私の場合は、会計ソフトからのエクスポートの時の「ファイル名」の末尾に「.csv」と入力し、「ファイルの種類」で「すべてのファイル」とすることで直接CSVファイルでエクスポートしています。

さらに私は次のような作業をけっこうやっています。

  • いったん入力された仕訳データをエクスポートして、勘定科目を変更したり補助科目を追加して再びインポートする。
  • 古い会計ソフトでは消費税率5%でしかできないところ、いったん入力した仕訳データをエクスポートして、すべての仕訳の消費税額を8%に変更して(Excel上なのであっと言う間です)、再びインポートする。

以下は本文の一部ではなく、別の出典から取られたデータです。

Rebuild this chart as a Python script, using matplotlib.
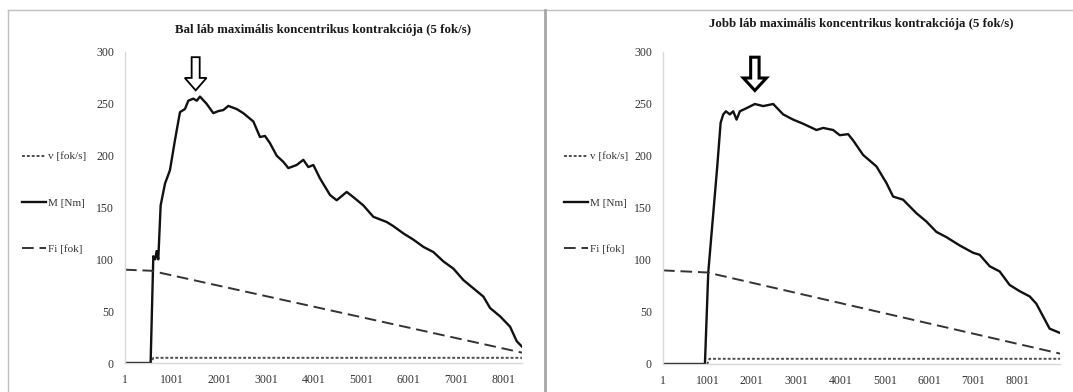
import matplotlib
matplotlib.use("Agg")
import matplotlib.pyplot as plt
from matplotlib.lines import Line2D
from matplotlib.patches import FancyArrow

plt.rcParams['font.family'] = ['Liberation Serif', 'DejaVu Serif']

# sample index / value pairs read along each recording
BAL_M_X = [1, 543, 600, 640, 670, 705, 755, 847, 952, 1058, 1164, 1270, 1340, 1446, 1520, 1587,
           1728, 1869, 1975, 2081, 2187, 2363, 2504, 2716, 2857, 2963, 3069, 3210, 3351, 3457,
           3633, 3774, 3880, 3986, 4127, 4339, 4480, 4691, 4832, 5044, 5256, 5538, 5679, 5891,
           6102, 6314, 6526, 6737, 6949, 7160, 7372, 7584, 7725, 7937, 8148, 8289, 8395]
BAL_M_Y = [0, 0, 103, 100, 108, 100, 152, 173, 186, 215, 242, 245, 253, 255, 253, 257,
           250, 241, 243, 244, 248, 245, 241, 233, 218, 219, 212, 200, 194, 188,
           191, 196, 189, 191, 178, 162, 157, 165, 160, 152, 141, 136, 132, 125,
           119, 112, 107, 98, 91, 80, 72, 64, 53, 45, 35, 21, 16]
BAL_FI_X = [1, 550, 8400]
BAL_FI_Y = [90, 89, 10]
BAL_V_X = [1, 550, 600, 8400]
BAL_V_Y = [0, 0, 5, 5]

JOBB_M_X = [1, 946, 1021, 1224, 1300, 1359, 1419, 1509, 1584, 1659, 1734, 1884, 2072, 2260,
            2485, 2710, 2935, 3161, 3461, 3611, 3836, 3986, 4174, 4287, 4512, 4812, 5038,
            5188, 5413, 5713, 5938, 6164, 6389, 6689, 6989, 7140, 7365, 7590, 7815, 8041,
            8266, 8416, 8566, 8716, 8941]
JOBB_M_Y = [0, 0, 88, 190, 232, 240, 243, 240, 243, 235, 243, 246, 250, 248,
            250, 240, 235, 231, 225, 227, 225, 220, 221, 215, 201, 190, 174,
            161, 158, 145, 137, 127, 122, 114, 107, 105, 94, 89, 76, 70,
            65, 58, 46, 34, 30]
JOBB_FI_X = [1, 1000, 8950]
JOBB_FI_Y = [90, 88, 10]
JOBB_V_X = [1, 1000, 1050, 8950]
JOBB_V_Y = [0, 0, 5, 5]

X_TICKS = [1, 1001, 2001, 3001, 4001, 5001, 6001, 7001, 8001]
Y_TICKS = [0, 50, 100, 150, 200, 250, 300]

W, H = 1073, 392


def fig_rect(left, right, top, bottom):
    return [left / W, 1 - bottom / H, (right - left) / W, (bottom - top) / H]


def draw_panel(fig, rect, title, title_y, mx, my, fx, fy, vx, vy, xmax,
               arrow_x, arrow_w, arrow_shaft, arrow_lw, legend_x):
    ax = fig.add_axes(rect)
    lv, = ax.plot(vx, vy, color='#4d4d4d', lw=1.4, dashes=(1.5, 1.0))
    lm, = ax.plot(mx, my, color='#111111', lw=1.7)
    lf, = ax.plot(fx, fy, color='#333333', lw=1.4, dashes=(6, 3))
    ax.set_xlim(1, xmax)
    ax.set_ylim(0, 300)
    ax.set_xticks(X_TICKS)
    ax.set_yticks(Y_TICKS)
    ax.tick_params(length=0, labelsize=8.5, colors='#333333', pad=8)
    ax.tick_params(axis='x', pad=8)
    for side in ('top', 'right'):
        ax.spines[side].set_visible(False)
    for side in ('left', 'bottom'):
        ax.spines[side].set_color('#d9d9d9')
        ax.spines[side].set_linewidth(1.0)

    # hollow marker arrow above the peak torque
    arrow = FancyArrow(arrow_x, 295, 0, -32, width=arrow_shaft, head_width=arrow_w,
                       head_length=12, length_includes_head=True,
                       facecolor='white', edgecolor='black', lw=arrow_lw, clip_on=False)
    ax.add_patch(arrow)

    fig.text((rect[0] + rect[2] / 2), 1 - title_y / H, title, ha='center', va='center',
             fontsize=9.3, fontweight='bold', color='#1a1a1a')

    ax.legend([lv, lm, lf], ['v [fok/s]', 'M [Nm]', 'Fi [fok]'],
              loc='center left', bbox_to_anchor=(legend_x / W, 1 - 203 / H),
              bbox_transform=fig.transFigure, frameon=False, fontsize=8,
              handlelength=2.2, handletextpad=0.2, labelspacing=3.3, borderpad=0,
              labelcolor='#333333')
    return ax


fig = plt.figure(figsize=(W / 100, H / 100), dpi=100)

draw_panel(fig, fig_rect(125, 522, 52, 363),
           'Bal láb maximális koncentrikus kontrakciója (5 fok/s)', 30,
           BAL_M_X, BAL_M_Y, BAL_FI_X, BAL_FI_Y, BAL_V_X, BAL_V_Y, 8400,
           1496, 460, 170, 1.3, 16)
draw_panel(fig, fig_rect(663, 1060, 52, 364),
           'Jobb láb maximális koncentrikus kontrakciója (5 fok/s)', 24,
           JOBB_M_X, JOBB_M_Y, JOBB_FI_X, JOBB_FI_Y, JOBB_V_X, JOBB_V_Y, 8950,
           2072, 520, 190, 2.2, 558)

# panel frames
fig.add_artist(Line2D([8 / W, 1], [1 - 10 / H, 1 - 10 / H], transform=fig.transFigure,
                      color='#bfbfbf', lw=1.0))
fig.add_artist(Line2D([8 / W, 8 / W], [0, 1 - 10 / H], transform=fig.transFigure,
                      color='#bfbfbf', lw=1.0))
fig.add_artist(Line2D([545 / W, 545 / W], [0, 1 - 10 / H], transform=fig.transFigure,
                      color='#a6a6a6', lw=2.0))

fig.savefig('out.png', dpi=100)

つまり、「仕訳入力全部やり直し」「仕訳総とっかえ」も簡単なのです。

自動仕訳で取り込まれた不完全なデータをチェックし修正・削除するのに極めて有用なテクニックといえます。

まとめ

会計ソフトへの入力はいかに時間とエネルギーを省くかが重要となります。それはムダな入力コストと対価の削減、専門家にとってはサービスのクオリティに直結します。

とはいえ、入力をどう行うかはしょせん手段にすぎず、従来的な手入力に加えて「会計ソフト上の仕訳の複製機能を有効に使う」「会計ソフト上で入力するのではなくExcel上で仕訳情報を作成して会計ソフトにインポートする」「自動仕訳された情報の検証する」などの最適なバランスを常に考えながら行うことが重要と考えられます。

日進月歩に技術が進歩していると、いろいろな工夫もすぐに陳腐化し「時代のアダ花」となるでしょうが、過去そして現在を否定し、常にいかにラクに処理できるかを貪欲に考え、最新技術を取り込んでいかないと、あっという間に取り残されるでしょう。